Nepal quake
People gather near cracks in a road caused by an earthquake in Bhaktapur, Nepal, April 26, 2015. The economic impact from Saturday's magnitude-7.8 quake could be as much as $10 billion. Reuters

Even before Saturday’s massive earthquake in Nepal, the Himalayan country wedged between India and China was faltering. Faced with crippling poverty, inadequate infrastructure and a 40 percent unemployment rate, the country has been operating without a constitution since 2012 amid street protests and strikes from minority party leaders.

Now, as more than 4,000 bodies have been dug out of the rubble in and around the capital, Kathmandu -- amid a flurry of quake aftershocks -- Nepal can add the economic toll of Saturday’s magnitude-7.8 earthquake to its list of problems.

“The Kathmandu valley contributes 30 percent of the national economy with its banking, business and education industries. It all got hit pretty badly,” said Alok Bohara, a professor of economics at the University of New Mexico and founding director of the Nepal Study Center. “And we don’t know the extent of the damage to the country’s hydro-tunneling projects.”

While it’s too early to quantify specifically how much the natural disaster will cost, the U.S. Geological Survey put early estimates at between $1 billion and $10 billion, or roughly half the country’s gross domestic product (GDP), the latest data from the World Bank show.

Rajiv Biswas, Asia-Pacific economist for IHS, a research consultancy, estimates the minimum cost at $5 billion. "Massive international disaster relief and rescue efforts will be needed urgently, as well as large-scale international financial and technical assistance for long-term reconstruction of the economy," Biswas wrote in a research note.

If the economic cost of the worst quake to hit Nepal since 1934 touches $10 billion, it would be higher than the December 2004 earthquake and tsunami that ravaged coastal Sumatra, Indonesia, killing 230,000 people, and the January 2010 temblor that shook Haiti, inflicting $8 billion in damage, data compiled by the Wall Street Journal suggest.

Nepal will feel the most immediate economic toll in what has been its most vital and fastest-growing economic sector: tourism.
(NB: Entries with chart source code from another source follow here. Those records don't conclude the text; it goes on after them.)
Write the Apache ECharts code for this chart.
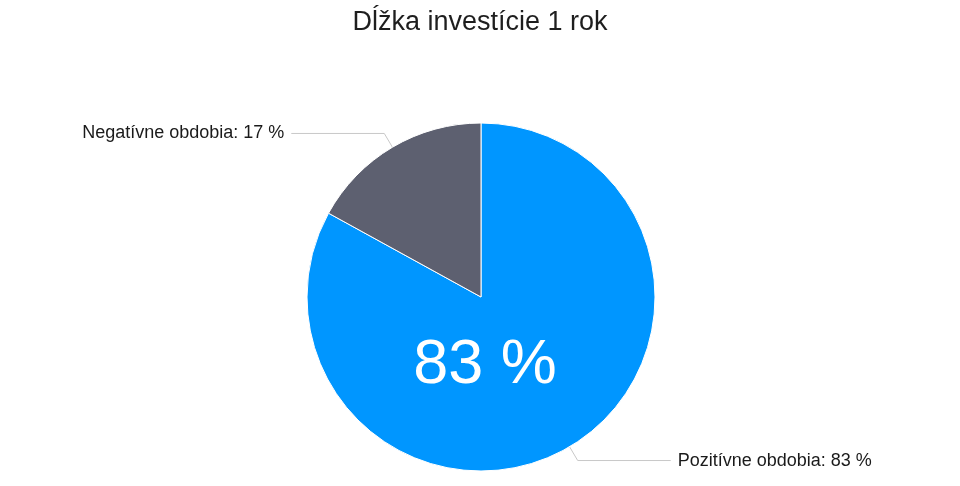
<!DOCTYPE html>
<html>
<head>
<meta charset="utf-8">
<script src="https://cdn.jsdelivr.net/npm/echarts@6/dist/echarts.min.js"></script>
<style>
html,body{margin:0;padding:0;background:#fff;}
#c{width:960px;height:486px;}
</style>
</head>
<body>
<div id="c"></div>
<script>
const titleText = 'Dĺžka investície 1 rok';
const categories = ['Pozitívne obdobia', 'Negatívne obdobia'];
const values = [83, 17];
const colors = ['#0096ff', '#5d6070'];
const bigLabel = '83 %';

const chart = echarts.init(document.getElementById('c'));
const FONT = '"Liberation Sans", Arial, Helvetica, sans-serif';
const pieData = categories.map((n, i) => ({ name: n, value: values[i], itemStyle: { color: colors[i] } }));
chart.setOption({
  animation: false,
  title: {
    text: titleText, left: 'center', top: 4,
    textStyle: { fontFamily: FONT, fontSize: 27, fontWeight: 'normal', color: '#1e1e1e' }
  },
  series: [
    {
      type: 'pie',
      center: [481, 297],
      radius: [0, 174],
      startAngle: 90,
      clockwise: true,
      itemStyle: { borderColor: '#fff', borderWidth: 1 },
      label: {
        show: true, position: 'outside',
        fontFamily: FONT, fontSize: 18, color: '#1a1a1a',
        formatter: p => p.name + ': ' + p.value + ' %',
        distanceToLabelLine: 7
      },
      labelLine: { show: true, length: 16, length2: 93, lineStyle: { color: '#c8c8c8', width: 1 } },
      emphasis: { disabled: true },
      data: pieData
    },
    {
      type: 'pie',
      silent: true,
      center: [481, 297],
      radius: [0, 174],
      startAngle: 90,
      itemStyle: { color: 'rgba(0,0,0,0)' },
      label: {
        show: true, position: 'center',
        fontFamily: FONT, fontSize: 63, color: '#fff',
        offset: [4, 69],
        formatter: () => bigLabel
      },
      labelLine: { show: false },
      emphasis: { disabled: true },
      data: pieData.map((d, i) => ({ name: d.name, value: d.value, label: { show: i === 0 } }))
    }
  ]
});
</script>
</body>
</html>
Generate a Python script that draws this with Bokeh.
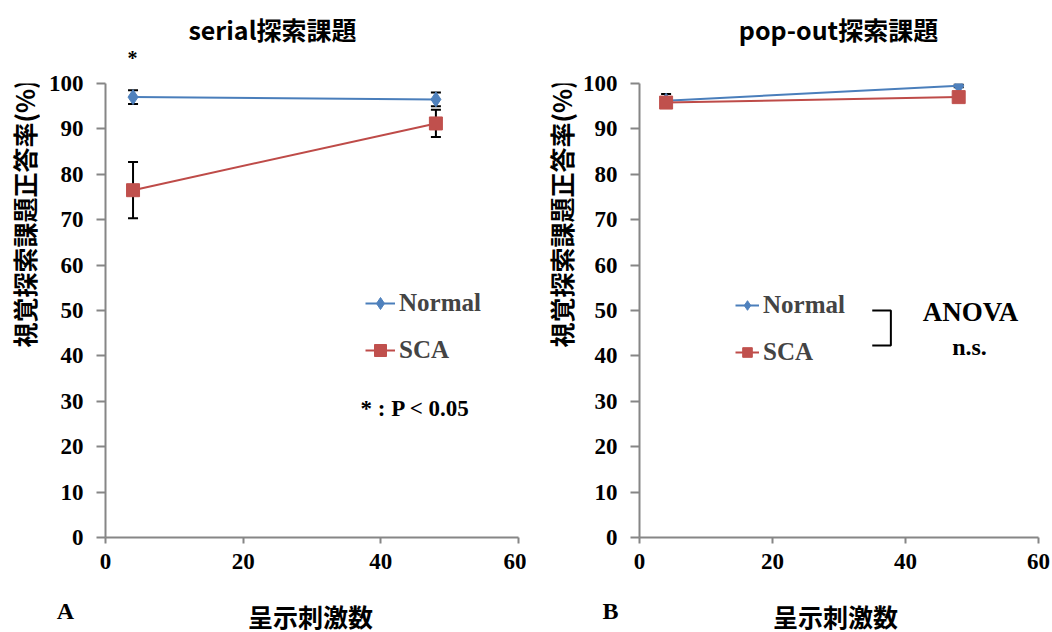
import math
from bokeh.plotting import figure
from bokeh.layouts import row, column
from bokeh.models import (Range1d, FixedTicker, Label, Legend, Whisker, TeeHead,
                          ColumnDataSource)
from bokeh.embed import file_html
from bokeh.resources import INLINE

# ---------------- data ----------------
stim_counts = [4, 48]
y_ticks = [0, 10, 20, 30, 40, 50, 60, 70, 80, 90, 100]
x_ticks = [0, 20, 40, 60]

serial_normal = [97.0, 96.5]
serial_normal_err = [1.5, 1.5]
serial_sca = [76.5, 91.2]
serial_sca_err = [6.2, 3.0]

popout_normal = [96.2, 99.5]
popout_normal_err = [1.5, 0.3]
popout_sca = [95.8, 97.0]
popout_sca_err = [0.5, 0.5]

titles = ["serial探索課題", "pop-out探索課題"]
panel_letters = ["A", "B"]
y_label = "視覚探索課題正答率(%)"
x_label = "呈示刺激数"
series_names = ["Normal", "SCA"]
sig_mark = "*"
sig_note = "* : P < 0.05"
anova_text = ["ANOVA", "n.s."]

BLUE = "#4A7EBB"
BLUE_M = "#4F81BD"
RED = "#BE4B48"
RED_M = "#C0504D"
AXIS = "#868686"
SERIF = "Liberation Serif"
CJK = "Noto Sans CJK JP"

TOP_H = 68
BOT_H = 42
MID_H = 632 - TOP_H - BOT_H
LEFT_WA = 40
LEFT_WB = 53
FRAME_TOP = 83
FRAME_BOTTOM = 537


def strip(w, h):
    s = figure(width=w, height=h, output_backend="svg", toolbar_location=None,
               x_axis_location=None, y_axis_location=None,
               x_range=Range1d(0, 1), y_range=Range1d(0, 1),
               min_border=0, min_border_left=0, min_border_right=0,
               min_border_top=0, min_border_bottom=0)
    s.outline_line_color = None
    s.grid.visible = False
    return s


def lab(p, text, x, y, font, size, angle=0.0, align="center", style="bold"):
    p.add_layout(Label(x=x, y=y, x_units="screen", y_units="screen", text=text,
                       text_font=font, text_font_size=size, text_font_style=style,
                       text_align=align, text_baseline="middle", angle=angle,
                       text_color="black"))


def make_panel(normal, normal_err, sca, sca_err, width, border_left, border_right,
               legend_loc, glyph_w):
    p = figure(width=width, height=MID_H, output_backend="svg",
               toolbar_location=None,
               x_range=Range1d(0, 60), y_range=Range1d(0, 100),
               min_border_left=border_left, min_border_right=border_right,
               min_border_top=FRAME_TOP - TOP_H,
               min_border_bottom=TOP_H + MID_H - FRAME_BOTTOM)
    p.outline_line_color = None
    p.grid.visible = False

    for ax in (p.xaxis[0], p.yaxis[0]):
        ax.axis_line_color = AXIS
        ax.axis_line_width = 2
        ax.major_tick_line_color = AXIS
        ax.major_tick_line_width = 2
        ax.major_tick_in = 0
        ax.minor_tick_line_color = None
        ax.major_label_text_font = SERIF
        ax.major_label_text_font_style = "bold"
        ax.major_label_text_font_size = "23px"
        ax.major_label_text_color = "black"
    p.xaxis[0].ticker = FixedTicker(ticks=x_ticks)
    p.yaxis[0].ticker = FixedTicker(ticks=y_ticks)
    p.xaxis[0].major_tick_out = 6
    p.yaxis[0].major_tick_out = 9
    p.xaxis[0].major_label_standoff = 10
    p.yaxis[0].major_label_standoff = 13

    srcN = ColumnDataSource(dict(x=stim_counts, y=normal,
                                 lo=[v - e for v, e in zip(normal, normal_err)],
                                 hi=[v + e for v, e in zip(normal, normal_err)]))
    srcS = ColumnDataSource(dict(x=stim_counts, y=sca,
                                 lo=[v - e for v, e in zip(sca, sca_err)],
                                 hi=[v + e for v, e in zip(sca, sca_err)]))

    for src in (srcN, srcS):
        w = Whisker(source=src, base="x", upper="hi", lower="lo",
                    line_color="black", line_width=2,
                    upper_head=TeeHead(size=10, line_color="black", line_width=2),
                    lower_head=TeeHead(size=10, line_color="black", line_width=2))
        w.level = "underlay"
        p.add_layout(w)

    lN = p.line("x", "y", source=srcN, line_color=BLUE, line_width=2)
    lS = p.line("x", "y", source=srcS, line_color=RED, line_width=2)
    mN = p.scatter("x", "y", source=srcN, marker="diamond", size=15,
                   fill_color=BLUE_M, line_color=BLUE_M)
    mS = p.scatter("x", "y", source=srcS, marker="square", size=13,
                   fill_color=RED_M, line_color=RED_M)

    legend = Legend(items=[(series_names[0], [lN, mN]), (series_names[1], [lS, mS])],
                    location=legend_loc, padding=0, margin=0, spacing=17,
                    glyph_width=glyph_w, glyph_height=30, label_height=30,
                    label_standoff=4, border_line_color=None,
                    background_fill_alpha=0,
                    label_text_font=SERIF, label_text_font_style="bold",
                    label_text_font_size="25px")
    p.add_layout(legend, "center")
    return p


# ---- main panels ----
pA = make_panel(serial_normal, serial_normal_err, serial_sca, serial_sca_err,
                526 - LEFT_WA, 105 - LEFT_WA, 8, (260, 172), 30)
lab(pA, sig_note, 255, 129, SERIF, "23px", align="left")

pB = make_panel(popout_normal, popout_normal_err, popout_sca, popout_sca_err,
                526 - LEFT_WB, 638 - 526 - LEFT_WB, 14, (96, 170), 24)
lab(pB, anova_text[0], 331, 226, SERIF, "27px")
lab(pB, anova_text[1], 330, 191, SERIF, "24px")
# bracket joining the two legend entries (annotation, in data units)
bracket_x = [35.0, 37.8, 37.8, 35.0]
bracket_y = [50.0, 50.0, 42.3, 42.3]
pB.line(bracket_x, bracket_y, line_color="black", line_width=2)

# ---- text strips around the panels ----
top = strip(1052, TOP_H)
lab(top, titles[0], 272, TOP_H - 28, CJK, "25px")
lab(top, titles[1], 838, TOP_H - 28, CJK, "25px")
lab(top, sig_mark, 132, TOP_H - 57, SERIF, "20px")

# the side strips share the main panels' frame bottom (row alignment)
leftA = strip(LEFT_WA, MID_H)
lab(leftA, y_label, 23, FRAME_BOTTOM - 347, CJK, "25px",
    angle=math.pi / 2, align="left")
leftB = strip(LEFT_WB, MID_H)
lab(leftB, y_label, 560 - 526, FRAME_BOTTOM - 347, CJK, "25px",
    angle=math.pi / 2, align="left")

bottom = strip(1052, BOT_H)
lab(bottom, panel_letters[0], 65, 632 - 610, SERIF, "24px")
lab(bottom, x_label, 310, 632 - 615, CJK, "25px")
lab(bottom, panel_letters[1], 610, 632 - 610, SERIF, "24px")
lab(bottom, x_label, 835, 632 - 615, CJK, "25px")

layout = column(top, row(leftA, pA, leftB, pB), bottom)
open("out.html", "w").write(file_html(layout, INLINE))
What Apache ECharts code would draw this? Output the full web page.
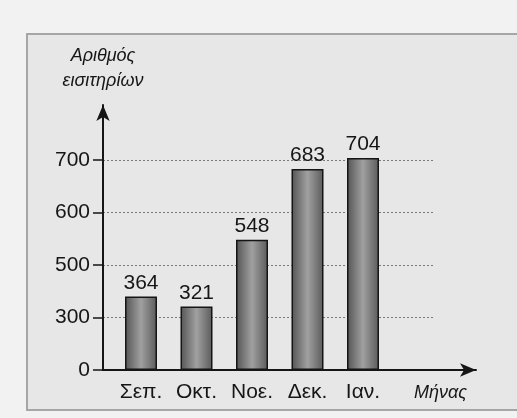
<!DOCTYPE html>
<html>
<head>
<meta charset="utf-8">
<script src="https://cdn.jsdelivr.net/npm/echarts@6/dist/echarts.min.js"></script>
<style>
  html, body { margin: 0; padding: 0; background: #f2f2f2; }
  #chart { width: 517px; height: 418px; }
</style>
</head>
<body>
<div id="chart"></div>
<script>
// months and tickets sold
const months = ['Σεπ.', 'Οκτ.', 'Νοε.', 'Δεκ.', 'Ιαν.'];
const tickets = [364, 321, 548, 683, 704];
const yTicks = [0, 300, 500, 600, 700];

const font = 'Liberation Sans';
const ink = '#161616';

// the printed axis skips from 0 to 300 and from 300 to 500 in one step each
function brokenAxis(extra) {
    return Object.assign({
        type: 'value',
        min: 0,
        max: 805,
        breaks: [
            { start: 0, end: 300, gap: 100 },
            { start: 340, end: 440, gap: 0 }
        ],
        breakArea: { show: false }
    }, extra);
}

const arrowLine = {
    show: true,
    symbol: ['none', 'arrow'],
    symbolSize: [10, 16],
    lineStyle: { color: ink, width: 2 }
};

let myChart = echarts.init(document.getElementById('chart'));
myChart.setOption({
    backgroundColor: '#f2f2f2',
    animation: false,
    graphic: [{
        type: 'rect',
        z: -10,
        shape: { x: 27, y: 34, width: 500, height: 376 },
        style: { fill: '#e7e7e7', stroke: '#a6a6a6', lineWidth: 2 }
    }],
    grid: [
        // ticks, labels, grid lines
        { left: 103, top: 105, width: 330, height: 265 },
        // bars
        { left: 113.25, top: 105, width: 333, height: 265 },
        // both axis lines with arrows
        { left: 103, top: 105, width: 373, height: 265 }
    ],
    xAxis: [
        { gridIndex: 0, type: 'category', data: months, show: false },
        {
            gridIndex: 1,
            type: 'category',
            data: months.concat(['']),
            axisLine: { show: false },
            axisTick: { show: false },
            axisLabel: { margin: 12, color: ink, fontSize: 21, fontFamily: font }
        },
        {
            gridIndex: 2,
            type: 'value',
            min: 0,
            max: 1,
            axisLine: arrowLine,
            axisTick: { show: false },
            axisLabel: { show: false },
            splitLine: { show: false },
            name: 'Μήνας',
            nameLocation: 'end',
            nameGap: -9,
            nameTextStyle: {
                align: 'right', verticalAlign: 'top', padding: [14, 0, 0, 0],
                fontStyle: 'italic', fontSize: 18, color: ink, fontFamily: font
            }
        }
    ],
    yAxis: [
        brokenAxis({
            gridIndex: 0,
            axisLine: { show: false },
            axisTick: {
                show: true, length: 10, customValues: yTicks,
                lineStyle: { color: ink, width: 1.5 }
            },
            axisLabel: {
                customValues: yTicks, margin: 13,
                color: ink, fontSize: 21, fontFamily: font
            },
            splitLine: {
                show: true,
                lineStyle: { color: '#7a7a7a', width: 1, type: [2, 2] }
            }
        }),
        brokenAxis({ gridIndex: 1, show: false, splitLine: { show: false } }),
        {
            gridIndex: 2,
            type: 'value',
            min: 0,
            max: 1,
            axisLine: arrowLine,
            axisTick: { show: false },
            axisLabel: { show: false },
            splitLine: { show: false },
            name: 'Αριθμός\nεισιτηρίων',
            nameLocation: 'end',
            nameGap: 12,
            nameTextStyle: {
                align: 'center', fontStyle: 'italic', fontSize: 18, lineHeight: 25,
                color: ink, fontFamily: font
            }
        }
    ],
    series: [{
        name: 'Αριθμός εισιτηρίων',
        type: 'bar',
        xAxisIndex: 1,
        yAxisIndex: 1,
        barWidth: 32,
        data: tickets,
        itemStyle: {
            color: new echarts.graphic.LinearGradient(0, 0, 1, 0, [
                { offset: 0, color: '#545454' },
                { offset: 0.5, color: '#a0a0a0' },
                { offset: 1, color: '#5a5a5a' }
            ]),
            borderColor: '#151515',
            borderWidth: 1.5
        },
        label: {
            show: true,
            position: 'top',
            distance: 3,
            color: ink,
            fontSize: 21,
            fontFamily: font
        }
    }]
});
</script>
</body>
</html>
Lured by the country’s scenic Himalayan mountain landscape and its rich cultural history seeped in Hindu and Buddhist traditions, nearly 800,000 travelers visit Nepal every year, directly or indirectly supporting more than 1 million jobs in a country of nearly 27 million people, the World Travel and Tourism Council says.

Tourism as a share of the country’s economic activity more than doubled last year, to about $677 million, rapidly approaching 10 percent of the country’s GDP. Most of Nepal’s tourists come from China and India, who flock to the country’s religious temples. Mount Everest and the many rivers that flow out of the Himalayas have been major draws for the world’s outdoor adventurers. Since 2009, Nepal’s tourism industry has seen growth every year except 2013, and visitors had been spending more every year.

Now that growth will surely be checked.

“Short term, there will undoubtedly be some kind of decline,” Henry Harteveldt, co-founder of tourism research and advisory firm Atmosphere Research, told USA Today.

Bohara said it would be interesting to see how the $3 billion that Nepal's estimated three million workers abroad send back in remittances every year contributes to the country’s post-quake reconstruction. The country is heavily reliant on remittances from expatriates in Afghanistan, Saudi Arabia, Israel, the United States and elsewhere.

As for the ongoing political gridlock over forming a new constitution: “Maybe the earthquake will bring opposing parties together now that they realize they have a bigger concern,” he said. “That would be one bright side.”